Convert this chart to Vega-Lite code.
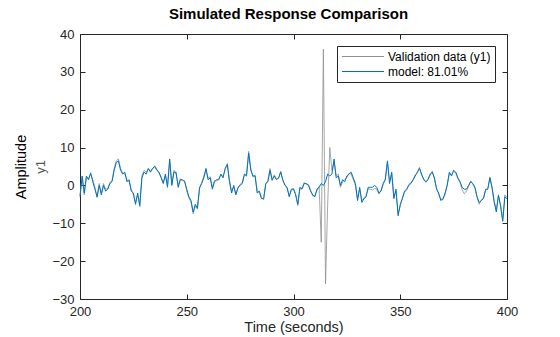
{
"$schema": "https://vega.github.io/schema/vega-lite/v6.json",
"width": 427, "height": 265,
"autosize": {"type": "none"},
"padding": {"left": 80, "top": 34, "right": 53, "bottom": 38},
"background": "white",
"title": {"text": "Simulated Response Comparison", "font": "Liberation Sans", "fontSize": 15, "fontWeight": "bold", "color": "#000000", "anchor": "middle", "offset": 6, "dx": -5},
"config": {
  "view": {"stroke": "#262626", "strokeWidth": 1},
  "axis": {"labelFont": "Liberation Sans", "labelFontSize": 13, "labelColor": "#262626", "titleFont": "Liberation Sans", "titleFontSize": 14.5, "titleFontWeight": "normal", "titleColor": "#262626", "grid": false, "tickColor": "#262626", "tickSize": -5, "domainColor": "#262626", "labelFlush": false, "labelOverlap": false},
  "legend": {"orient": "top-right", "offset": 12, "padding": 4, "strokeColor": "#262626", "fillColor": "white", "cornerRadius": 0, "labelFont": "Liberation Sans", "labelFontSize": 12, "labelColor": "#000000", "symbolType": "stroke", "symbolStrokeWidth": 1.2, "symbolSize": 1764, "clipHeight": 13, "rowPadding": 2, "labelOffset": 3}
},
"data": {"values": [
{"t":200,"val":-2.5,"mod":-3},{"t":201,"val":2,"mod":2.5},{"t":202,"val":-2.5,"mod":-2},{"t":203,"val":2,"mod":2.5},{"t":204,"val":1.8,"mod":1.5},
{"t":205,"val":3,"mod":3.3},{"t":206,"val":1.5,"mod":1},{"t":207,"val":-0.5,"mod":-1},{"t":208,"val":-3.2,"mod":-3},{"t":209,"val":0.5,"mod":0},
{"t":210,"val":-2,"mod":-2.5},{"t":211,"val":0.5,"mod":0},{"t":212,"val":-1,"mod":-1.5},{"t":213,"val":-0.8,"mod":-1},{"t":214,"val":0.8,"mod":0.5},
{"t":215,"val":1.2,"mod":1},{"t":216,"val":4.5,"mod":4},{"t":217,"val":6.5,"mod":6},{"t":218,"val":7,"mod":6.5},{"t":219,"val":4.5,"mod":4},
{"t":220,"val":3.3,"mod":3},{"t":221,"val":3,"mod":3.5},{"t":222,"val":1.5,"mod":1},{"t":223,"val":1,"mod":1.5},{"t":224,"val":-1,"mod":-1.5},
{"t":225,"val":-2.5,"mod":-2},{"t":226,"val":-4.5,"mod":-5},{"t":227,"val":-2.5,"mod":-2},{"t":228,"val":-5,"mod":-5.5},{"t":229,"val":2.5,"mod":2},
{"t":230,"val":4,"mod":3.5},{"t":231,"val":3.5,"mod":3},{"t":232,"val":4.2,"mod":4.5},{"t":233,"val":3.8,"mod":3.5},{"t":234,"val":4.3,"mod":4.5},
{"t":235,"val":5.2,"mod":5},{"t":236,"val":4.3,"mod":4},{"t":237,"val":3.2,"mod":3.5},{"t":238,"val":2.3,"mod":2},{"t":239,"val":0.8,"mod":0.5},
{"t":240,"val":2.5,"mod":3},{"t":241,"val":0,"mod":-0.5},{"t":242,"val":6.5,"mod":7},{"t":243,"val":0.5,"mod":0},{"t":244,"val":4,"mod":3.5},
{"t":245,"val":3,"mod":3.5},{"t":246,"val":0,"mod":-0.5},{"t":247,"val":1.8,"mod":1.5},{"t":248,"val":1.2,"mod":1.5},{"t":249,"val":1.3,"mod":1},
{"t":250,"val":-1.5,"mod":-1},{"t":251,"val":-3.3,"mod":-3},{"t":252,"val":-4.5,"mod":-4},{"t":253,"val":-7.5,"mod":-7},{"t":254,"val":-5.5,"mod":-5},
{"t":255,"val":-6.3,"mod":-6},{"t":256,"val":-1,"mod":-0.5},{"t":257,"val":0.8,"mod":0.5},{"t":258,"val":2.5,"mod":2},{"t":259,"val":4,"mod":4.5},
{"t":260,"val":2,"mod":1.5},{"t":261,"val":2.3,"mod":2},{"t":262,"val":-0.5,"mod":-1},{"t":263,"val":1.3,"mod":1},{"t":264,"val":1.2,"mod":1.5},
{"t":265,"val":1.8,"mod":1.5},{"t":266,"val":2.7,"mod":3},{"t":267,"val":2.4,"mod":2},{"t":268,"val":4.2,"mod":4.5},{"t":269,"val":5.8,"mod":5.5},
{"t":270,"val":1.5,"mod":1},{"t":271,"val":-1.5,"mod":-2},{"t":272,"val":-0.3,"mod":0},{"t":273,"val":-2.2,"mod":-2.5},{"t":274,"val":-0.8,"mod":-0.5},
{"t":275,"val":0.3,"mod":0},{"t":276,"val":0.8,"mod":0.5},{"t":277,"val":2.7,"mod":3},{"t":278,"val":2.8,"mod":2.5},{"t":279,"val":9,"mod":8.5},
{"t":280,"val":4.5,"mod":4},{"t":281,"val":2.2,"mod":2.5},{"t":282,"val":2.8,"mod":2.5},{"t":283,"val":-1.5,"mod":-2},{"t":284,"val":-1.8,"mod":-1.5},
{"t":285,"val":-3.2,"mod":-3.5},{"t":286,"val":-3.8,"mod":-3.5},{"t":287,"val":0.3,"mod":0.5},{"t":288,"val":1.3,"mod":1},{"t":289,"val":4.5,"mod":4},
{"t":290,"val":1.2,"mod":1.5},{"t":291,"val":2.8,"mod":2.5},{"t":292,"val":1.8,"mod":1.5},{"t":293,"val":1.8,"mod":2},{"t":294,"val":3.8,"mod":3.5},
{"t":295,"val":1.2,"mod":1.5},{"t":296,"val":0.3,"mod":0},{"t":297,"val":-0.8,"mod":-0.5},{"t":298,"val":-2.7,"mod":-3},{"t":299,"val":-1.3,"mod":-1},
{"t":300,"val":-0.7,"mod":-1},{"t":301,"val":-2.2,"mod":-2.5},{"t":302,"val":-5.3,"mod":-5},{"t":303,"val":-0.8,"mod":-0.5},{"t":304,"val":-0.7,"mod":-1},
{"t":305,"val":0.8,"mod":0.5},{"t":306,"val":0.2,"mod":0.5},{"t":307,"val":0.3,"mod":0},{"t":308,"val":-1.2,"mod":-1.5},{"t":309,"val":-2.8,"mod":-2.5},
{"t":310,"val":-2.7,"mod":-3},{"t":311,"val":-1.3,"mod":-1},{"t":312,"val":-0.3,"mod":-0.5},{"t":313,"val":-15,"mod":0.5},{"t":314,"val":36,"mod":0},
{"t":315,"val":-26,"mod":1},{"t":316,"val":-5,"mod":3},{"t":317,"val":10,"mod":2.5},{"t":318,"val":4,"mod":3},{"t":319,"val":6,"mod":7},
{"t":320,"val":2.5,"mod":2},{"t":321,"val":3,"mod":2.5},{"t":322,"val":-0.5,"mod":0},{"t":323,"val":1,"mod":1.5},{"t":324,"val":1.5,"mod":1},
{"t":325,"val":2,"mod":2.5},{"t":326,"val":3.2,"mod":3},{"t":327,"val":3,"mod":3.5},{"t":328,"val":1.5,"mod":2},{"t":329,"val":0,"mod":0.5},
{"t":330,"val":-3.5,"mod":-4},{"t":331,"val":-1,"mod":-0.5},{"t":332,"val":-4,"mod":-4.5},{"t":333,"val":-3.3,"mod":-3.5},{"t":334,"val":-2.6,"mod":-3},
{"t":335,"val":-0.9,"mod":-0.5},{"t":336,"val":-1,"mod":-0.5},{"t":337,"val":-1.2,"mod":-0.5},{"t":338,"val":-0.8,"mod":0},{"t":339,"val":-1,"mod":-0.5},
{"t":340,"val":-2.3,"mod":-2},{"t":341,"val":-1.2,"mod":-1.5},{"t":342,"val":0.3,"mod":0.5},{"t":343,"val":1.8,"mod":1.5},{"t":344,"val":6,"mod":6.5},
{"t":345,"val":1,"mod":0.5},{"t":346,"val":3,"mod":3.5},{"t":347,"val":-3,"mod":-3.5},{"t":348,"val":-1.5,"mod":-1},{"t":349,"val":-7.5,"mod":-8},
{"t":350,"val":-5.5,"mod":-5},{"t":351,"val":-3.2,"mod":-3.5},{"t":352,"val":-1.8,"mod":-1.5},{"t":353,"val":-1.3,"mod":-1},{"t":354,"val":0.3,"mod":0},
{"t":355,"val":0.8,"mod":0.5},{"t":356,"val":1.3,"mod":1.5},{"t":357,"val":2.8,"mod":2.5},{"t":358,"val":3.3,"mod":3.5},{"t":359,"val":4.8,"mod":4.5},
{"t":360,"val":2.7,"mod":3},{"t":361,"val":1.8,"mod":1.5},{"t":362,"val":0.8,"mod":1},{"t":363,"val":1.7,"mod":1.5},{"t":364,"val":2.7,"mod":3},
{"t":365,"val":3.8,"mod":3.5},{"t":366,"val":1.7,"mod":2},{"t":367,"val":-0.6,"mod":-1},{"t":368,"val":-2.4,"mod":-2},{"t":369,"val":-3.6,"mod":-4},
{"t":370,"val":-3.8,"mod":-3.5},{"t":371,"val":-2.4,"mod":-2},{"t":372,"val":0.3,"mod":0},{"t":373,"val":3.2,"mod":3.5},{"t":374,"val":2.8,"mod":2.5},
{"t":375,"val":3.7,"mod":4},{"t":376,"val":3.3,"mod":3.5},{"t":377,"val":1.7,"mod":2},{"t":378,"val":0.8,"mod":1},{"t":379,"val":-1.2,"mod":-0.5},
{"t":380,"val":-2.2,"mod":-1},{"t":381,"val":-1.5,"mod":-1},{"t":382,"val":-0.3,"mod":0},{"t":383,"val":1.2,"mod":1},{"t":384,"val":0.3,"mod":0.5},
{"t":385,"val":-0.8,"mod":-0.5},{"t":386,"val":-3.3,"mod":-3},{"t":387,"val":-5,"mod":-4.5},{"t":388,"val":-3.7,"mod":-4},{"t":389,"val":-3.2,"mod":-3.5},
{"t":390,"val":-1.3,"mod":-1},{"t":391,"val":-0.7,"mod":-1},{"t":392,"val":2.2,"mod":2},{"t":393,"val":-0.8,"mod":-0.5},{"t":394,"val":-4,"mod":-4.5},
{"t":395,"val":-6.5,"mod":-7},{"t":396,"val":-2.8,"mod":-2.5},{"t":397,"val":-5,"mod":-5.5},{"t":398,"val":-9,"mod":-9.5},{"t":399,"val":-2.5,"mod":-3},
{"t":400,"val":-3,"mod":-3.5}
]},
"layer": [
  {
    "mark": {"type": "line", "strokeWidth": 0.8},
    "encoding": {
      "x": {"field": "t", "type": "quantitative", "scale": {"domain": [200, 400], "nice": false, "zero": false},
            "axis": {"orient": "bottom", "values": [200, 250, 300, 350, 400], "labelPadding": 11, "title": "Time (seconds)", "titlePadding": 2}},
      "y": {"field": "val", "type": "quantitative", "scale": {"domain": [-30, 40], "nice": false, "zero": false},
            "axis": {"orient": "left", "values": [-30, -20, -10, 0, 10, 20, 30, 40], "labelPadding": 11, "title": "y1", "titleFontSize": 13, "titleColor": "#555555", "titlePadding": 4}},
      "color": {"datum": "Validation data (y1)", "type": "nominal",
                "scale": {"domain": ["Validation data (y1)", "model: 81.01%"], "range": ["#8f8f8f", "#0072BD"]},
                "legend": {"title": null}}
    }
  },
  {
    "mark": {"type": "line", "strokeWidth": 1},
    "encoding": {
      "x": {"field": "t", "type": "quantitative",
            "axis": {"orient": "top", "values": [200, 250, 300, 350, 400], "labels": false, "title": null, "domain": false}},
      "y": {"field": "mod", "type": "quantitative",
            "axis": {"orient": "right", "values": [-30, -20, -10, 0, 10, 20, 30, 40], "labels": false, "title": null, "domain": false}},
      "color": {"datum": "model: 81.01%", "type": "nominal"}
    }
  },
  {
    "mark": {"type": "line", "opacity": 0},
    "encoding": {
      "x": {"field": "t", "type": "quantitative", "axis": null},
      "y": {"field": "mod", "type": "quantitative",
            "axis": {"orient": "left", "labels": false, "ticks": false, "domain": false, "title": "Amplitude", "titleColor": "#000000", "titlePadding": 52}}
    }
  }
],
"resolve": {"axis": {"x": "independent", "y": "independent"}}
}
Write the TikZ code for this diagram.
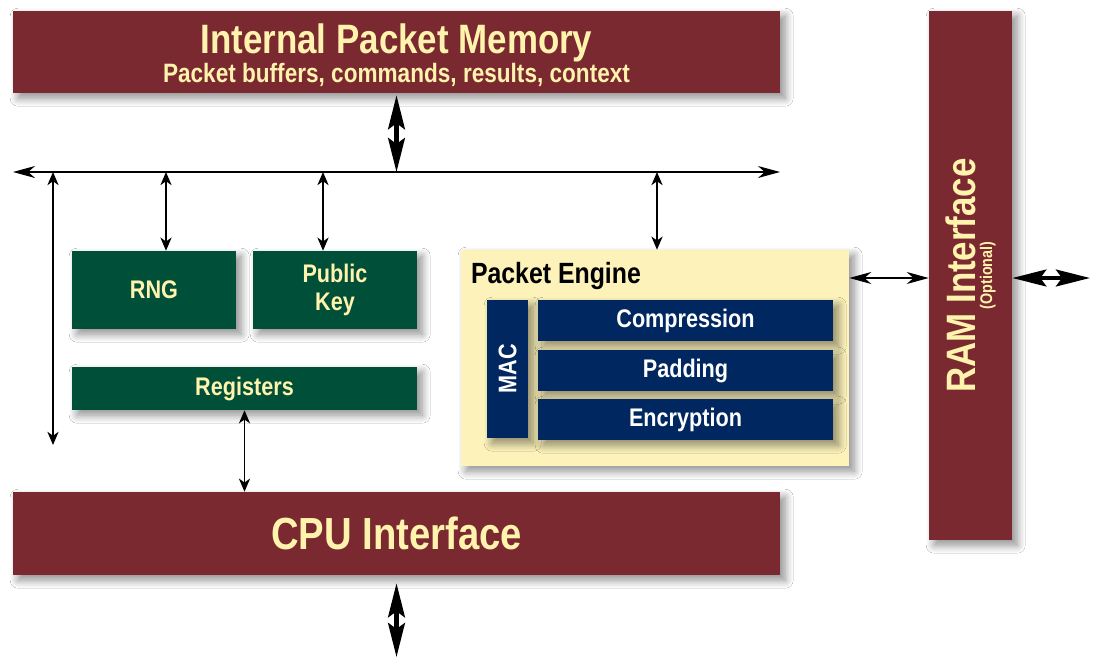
════════
Only lines with the word "this" should be collected from the material.

Convert this chart to Vega-Lite code.
Write the TikZ code for this diagram.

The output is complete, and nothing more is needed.